===== SUPPLIED DATA

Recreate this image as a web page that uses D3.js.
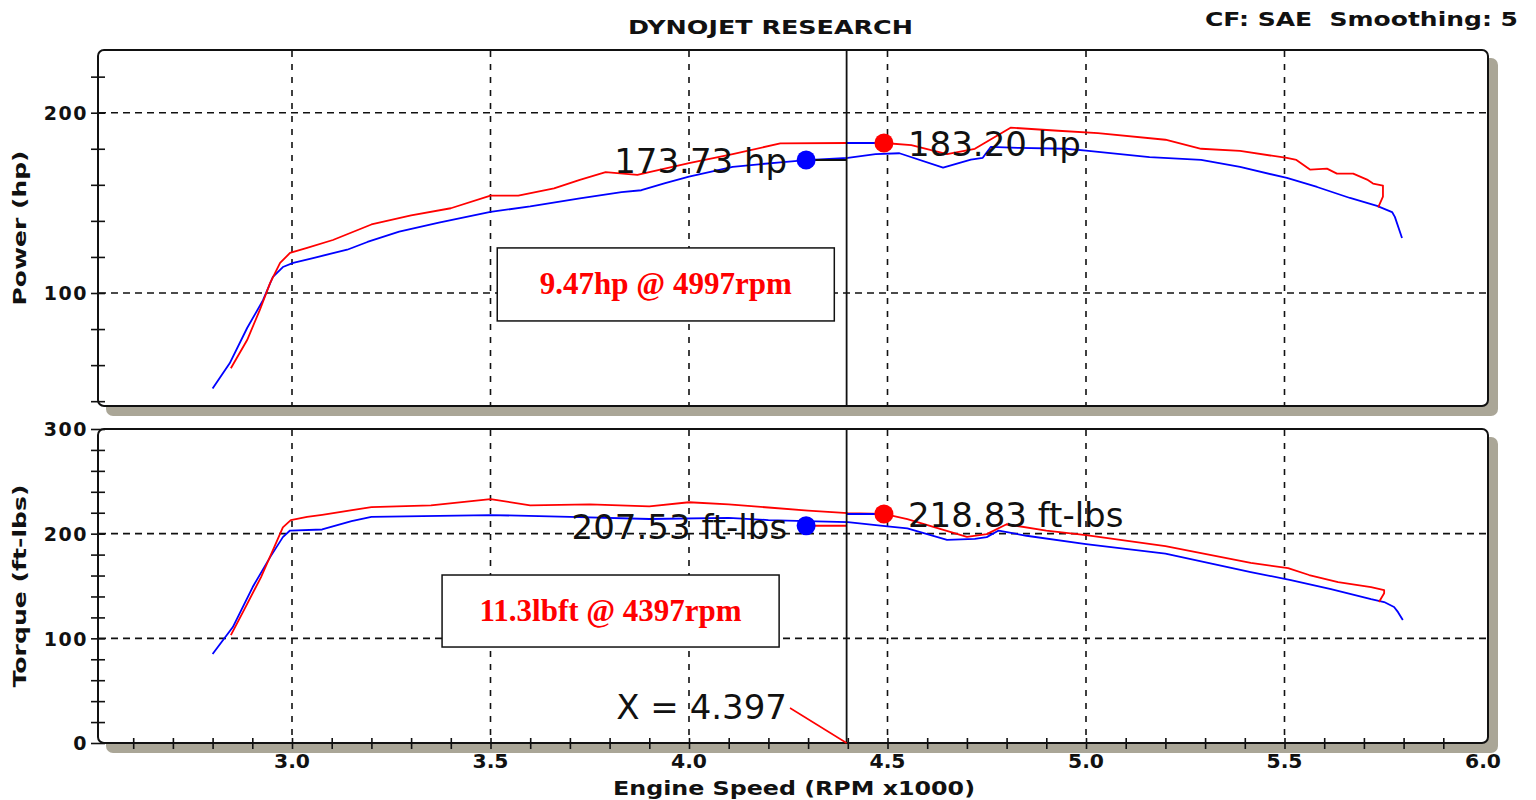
<!DOCTYPE html>
<html>
<head>
<meta charset="utf-8">
<script src="https://cdn.jsdelivr.net/npm/d3@7"></script>
<style>
body { margin: 0; background: #fff; }
svg { display: block; }
</style>
</head>
<body>
<svg id="chart" width="1536" height="800"></svg>
<script>
// run 1 (blue) and run 2 (red), rpm x1000
const bluePowerRpm = [2.80, 2.843, 2.887, 2.927, 2.952, 2.977, 3.003, 3.053, 3.139, 3.19, 3.27, 3.37, 3.50, 3.60, 3.725, 3.83, 3.88, 3.94, 4.00, 4.11, 4.23, 4.295, 4.40, 4.47, 4.53, 4.64, 4.71, 4.74, 4.76, 4.83, 4.95, 5.00, 5.16, 5.29, 5.388, 5.506, 5.582, 5.665, 5.733, 5.771, 5.778, 5.796];
const bluePowerHp = [47, 61, 80.6, 96, 109, 114.4, 116.7, 119.4, 124, 128.3, 134, 139, 145, 148, 152.5, 156, 157, 161, 164.5, 170, 172.5, 173.7, 175, 177, 177.5, 169.5, 174, 175, 181, 180.5, 180, 179, 175.4, 173.8, 169.9, 163.8, 158.8, 152.7, 148.3, 144.9, 142.2, 130.5];

const redPowerRpm = [2.846, 2.887, 2.919, 2.945, 2.97, 2.995, 3.038, 3.103, 3.2, 3.3, 3.4, 3.5, 3.57, 3.66, 3.725, 3.79, 3.87, 3.9, 4.0, 4.11, 4.23, 4.40, 4.491, 4.56, 4.65, 4.72, 4.81, 4.93, 5.03, 5.2, 5.29, 5.388, 5.506, 5.53, 5.565, 5.607, 5.632, 5.673, 5.708, 5.723, 5.748, 5.748, 5.736];
const redPowerHp = [58.3, 73.9, 90.6, 105.6, 116.7, 122.2, 125, 129.4, 138, 143, 147, 154, 154, 158, 162.8, 167, 165.5, 167, 172, 177, 183, 183.2, 183.2, 182, 177, 180, 191.7, 190, 188.7, 185, 180, 178.8, 174.9, 173.8, 168.4, 169, 166.2, 166.2, 162.9, 160.7, 159.6, 153.5, 147.5];

const blueTorqueRpm = [2.80, 2.851, 2.901, 2.945, 2.977, 2.995, 3.076, 3.15, 3.2, 3.5, 3.7, 3.9, 4.1, 4.2, 4.295, 4.4, 4.5, 4.55, 4.65, 4.72, 4.75, 4.78, 4.85, 5.0, 5.2, 5.415, 5.516, 5.617, 5.718, 5.751, 5.776, 5.786, 5.798];
const blueTorqueLbft = [85, 110.8, 149, 177.6, 196.7, 203, 204, 212, 216, 217.8, 216, 214, 215, 213, 212, 211, 207, 205, 194, 195, 196.7, 203, 198, 190, 181, 163.3, 155.7, 147, 137.5, 134.7, 130, 125, 117.5];

const redTorqueRpm = [2.846, 2.879, 2.922, 2.955, 2.977, 2.997, 3.038, 3.076, 3.2, 3.35, 3.5, 3.6, 3.75, 3.9, 4.0, 4.1, 4.2, 4.3, 4.4, 4.491, 4.55, 4.7, 4.75, 4.8, 4.9, 5.0, 5.2, 5.415, 5.509, 5.562, 5.635, 5.718, 5.751, 5.751, 5.738];
const redTorqueLbft = [103, 127, 158.5, 187, 206, 213, 216, 218, 225.4, 227, 233, 227, 228, 226, 230, 228, 225, 222, 219.7, 218.8, 214, 197, 199.6, 209, 203, 198.7, 188, 172, 167, 160.5, 153.8, 149, 146, 143, 134.7];

// cursor and peak markers
const cursorRpm = 4.397;
const powerMarkers = [{ rpm: 4.295, value: 173.73, color: "#0000ff", label: "173.73 hp", side: "left" },
                      { rpm: 4.491, value: 183.20, color: "#ff0000", label: "183.20 hp", side: "right" }];
const torqueMarkers = [{ rpm: 4.295, value: 207.53, color: "#0000ff", label: "207.53 ft-lbs", side: "left" },
                       { rpm: 4.491, value: 218.83, color: "#ff0000", label: "218.83 ft-lbs", side: "right" }];
const powerNote = "9.47hp @ 4997rpm";
const torqueNote = "11.3lbft @ 4397rpm";

const xTickLabels = [3.0, 3.5, 4.0, 4.5, 5.0, 5.5, 6.0];
const powerTickLabels = [100, 200];
const torqueTickLabels = [0, 100, 200, 300];

const svg = d3.select("#chart");
const left = 98, right = 1488;
const x = d3.scaleLinear().domain([3, 6]).range([292, 1483]);
const yPow = d3.scaleLinear().domain([100, 200]).range([293, 112.7]);
const yTrq = d3.scaleLinear().domain([0, 300]).range([743, 429]);

const shadow = "#aaa697";
const boldFont = "'DejaVu Sans', Verdana, sans-serif";

// bold label helper, stretched to the width seen in the picture
function boldText(sel, size, len) {
    sel.attr("font-family", boldFont).attr("font-weight", "bold")
        .attr("font-size", size).attr("fill", "#111");
    if (len) sel.attr("textLength", len).attr("lengthAdjust", "spacingAndGlyphs");
    return sel;
}

function panel(top, bottom, y, yMin, yMax, yLabels, grid, title, titleY, titleLen) {
    const g = svg.append("g");
    // drop shadow
    g.append("rect")
        .attr("x", left + 8).attr("y", top + 8)
        .attr("width", right - left + 2).attr("height", bottom - top + 2)
        .attr("rx", 7).attr("fill", shadow);
    g.append("rect")
        .attr("x", left).attr("y", top)
        .attr("width", right - left).attr("height", bottom - top)
        .attr("rx", 6).attr("fill", "#fff")
        .attr("stroke", "#111").attr("stroke-width", 2);

    // dashed grid
    g.selectAll(".vgrid")
        .data([3.0, 3.5, 4.0, 4.5, 5.0, 5.5])
        .join("line")
        .attr("x1", d => x(d)).attr("x2", d => x(d))
        .attr("y1", top + 1).attr("y2", bottom - 1)
        .attr("stroke", "#111").attr("stroke-width", 1.6)
        .attr("stroke-dasharray", "6,7");
    g.selectAll(".hgrid")
        .data(grid)
        .join("line")
        .attr("x1", left + 1).attr("x2", right - 1)
        .attr("y1", d => y(d)).attr("y2", d => y(d))
        .attr("stroke", "#111").attr("stroke-width", 1.6)
        .attr("stroke-dasharray", "7,5");

    // y axis with crossing ticks
    const ticks = d3.range(yMin, yMax + 1, 20);
    const ax = g.append("g")
        .attr("transform", `translate(${left},0)`)
        .call(d3.axisLeft(y).tickValues(ticks).tickSize(7).tickSizeOuter(0)
            .tickFormat(d => yLabels.includes(d) ? d : ""));
    ax.select(".domain").remove();
    ax.selectAll(".tick line").attr("x1", 7).attr("stroke", "#111").attr("stroke-width", 1.6);
    ax.selectAll(".tick text")
        .attr("x", -10).attr("dy", "0.36em")
        .attr("font-family", boldFont).attr("font-weight", "bold")
        .attr("font-size", 19).attr("letter-spacing", 1.5).attr("fill", "#111");

    boldText(svg.append("text"), 18, titleLen)
        .attr("transform", `translate(26,${titleY}) rotate(-90)`)
        .attr("text-anchor", "middle")
        .text(title);
    return g;
}

const gPow = panel(50, 406, yPow, 40, 220, powerTickLabels, [100, 200], "Power (hp)", 228, 155);
const gTrq = panel(429, 743, yTrq, 0, 300, torqueTickLabels, [100, 200], "Torque (ft-lbs)", 586, 203);

// bottom x axis
const xAx = svg.append("g")
    .attr("transform", "translate(0,743)")
    .call(d3.axisBottom(x).tickValues(d3.range(2.6, 6.0, 0.1)).tickSize(6).tickSizeOuter(0).tickFormat(""));
xAx.select(".domain").remove();
xAx.selectAll(".tick line").attr("y1", -5).attr("stroke", "#111").attr("stroke-width", 1.6);
boldText(svg.selectAll(".xlab").data(xTickLabels).join("text"), 19, 36)
    .attr("x", d => x(d) - 18).attr("y", 768)
    .text(d => d.toFixed(1));
boldText(svg.append("text"), 19, 362)
    .attr("x", 613).attr("y", 795)
    .text("Engine Speed (RPM x1000)");

// header texts
boldText(svg.append("text"), 19, 285)
    .attr("x", 628).attr("y", 34)
    .text("DYNOJET RESEARCH");
boldText(svg.append("text"), 20, 313)
    .attr("x", 1205).attr("y", 26)
    .attr("xml:space", "preserve")
    .text("CF: SAE  Smoothing: 5");

// curves
function curve(g, y, xs, ys, color) {
    const pts = xs.map((d, i) => [d, ys[i]]);
    g.append("path")
        .datum(pts)
        .attr("fill", "none")
        .attr("stroke", color).attr("stroke-width", 1.8)
        .attr("stroke-linejoin", "round")
        .attr("d", d3.line().x(d => x(d[0])).y(d => y(d[1])));
}
curve(gPow, yPow, bluePowerRpm, bluePowerHp, "#0000ff");
curve(gPow, yPow, redPowerRpm, redPowerHp, "#ff0000");
curve(gTrq, yTrq, blueTorqueRpm, blueTorqueLbft, "#0000ff");
curve(gTrq, yTrq, redTorqueRpm, redTorqueLbft, "#ff0000");

// cursor line
[[50, 406], [429, 743]].forEach(([t, b]) => {
    svg.append("line")
        .attr("x1", x(cursorRpm)).attr("x2", x(cursorRpm))
        .attr("y1", t).attr("y2", b)
        .attr("stroke", "#111").attr("stroke-width", 1.8);
});

// leader lines from markers to cursor
function markers(g, y, list, leftLead, rightLead) {
    const [a, b] = list;
    g.append("line")
        .attr("x1", x(a.rpm)).attr("x2", x(cursorRpm))
        .attr("y1", y(a.value)).attr("y2", y(a.value))
        .attr("stroke", leftLead).attr("stroke-width", 2);
    g.append("line")
        .attr("x1", x(cursorRpm)).attr("x2", x(b.rpm))
        .attr("y1", y(b.value)).attr("y2", y(b.value))
        .attr("stroke", rightLead).attr("stroke-width", 2);
    list.forEach(m => {
        g.append("circle")
            .attr("cx", x(m.rpm)).attr("cy", y(m.value)).attr("r", 9.5)
            .attr("fill", m.color);
        g.append("text")
            .attr("x", m.side === "left" ? x(m.rpm) - 19 : x(m.rpm) + 24)
            .attr("y", y(m.value) + 13)
            .attr("text-anchor", m.side === "left" ? "end" : "start")
            .attr("font-family", "'DejaVu Sans', Verdana, sans-serif")
            .attr("font-size", 34).attr("fill", "#111")
            .text(m.label);
    });
}
markers(gPow, yPow, powerMarkers, "#111", "#0000ff");
markers(gTrq, yTrq, torqueMarkers, "#ff0000", "#0000ff");

// delta notes
function note(x0, x1, y0, y1, txt) {
    svg.append("rect")
        .attr("x", x0).attr("y", y0)
        .attr("width", x1 - x0).attr("height", y1 - y0)
        .attr("fill", "#fff").attr("stroke", "#111").attr("stroke-width", 1.5);
    svg.append("text")
        .attr("x", (x0 + x1) / 2).attr("y", (y0 + y1) / 2 + 10)
        .attr("text-anchor", "middle")
        .attr("font-family", "'Liberation Serif', 'Times New Roman', serif")
        .attr("font-weight", "bold").attr("font-size", 31)
        .attr("fill", "#ff0000")
        .text(txt);
}
note(x(3.517), x(4.366), yPow(125), yPow(84.5), powerNote);
note(x(3.378), x(4.227), yTrq(160.5), yTrq(91.7), torqueNote);

// cursor readout
svg.append("text")
    .attr("x", 787).attr("y", 719)
    .attr("text-anchor", "end")
    .attr("font-family", "'DejaVu Sans', Verdana, sans-serif")
    .attr("font-size", 34).attr("fill", "#111")
    .text("X = " + cursorRpm.toFixed(3));
svg.append("line")
    .attr("x1", 790).attr("y1", 708)
    .attr("x2", x(cursorRpm)).attr("y2", 743)
    .attr("stroke", "#ff0000").attr("stroke-width", 1.5);
</script>
</body>
</html>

==========

• [WHAT TO WORK ON] Starting with the first line of the data above and ending with the line containing "144.9, 142.2, 130.5];", please restate every line exactly, leaving images out.

• [RESULT OF THIS TASK]
Recreate this image as a web page that uses D3.js.
<!DOCTYPE html>
<html>
<head>
<meta charset="utf-8">
<script src="https://cdn.jsdelivr.net/npm/d3@7"></script>
<style>
body { margin: 0; background: #fff; }
svg { display: block; }
</style>
</head>
<body>
<svg id="chart" width="1536" height="800"></svg>
<script>
// run 1 (blue) and run 2 (red), rpm x1000
const bluePowerRpm = [2.80, 2.843, 2.887, 2.927, 2.952, 2.977, 3.003, 3.053, 3.139, 3.19, 3.27, 3.37, 3.50, 3.60, 3.725, 3.83, 3.88, 3.94, 4.00, 4.11, 4.23, 4.295, 4.40, 4.47, 4.53, 4.64, 4.71, 4.74, 4.76, 4.83, 4.95, 5.00, 5.16, 5.29, 5.388, 5.506, 5.582, 5.665, 5.733, 5.771, 5.778, 5.796];
const bluePowerHp = [47, 61, 80.6, 96, 109, 114.4, 116.7, 119.4, 124, 128.3, 134, 139, 145, 148, 152.5, 156, 157, 161, 164.5, 170, 172.5, 173.7, 175, 177, 177.5, 169.5, 174, 175, 181, 180.5, 180, 179, 175.4, 173.8, 169.9, 163.8, 158.8, 152.7, 148.3, 144.9, 142.2, 130.5];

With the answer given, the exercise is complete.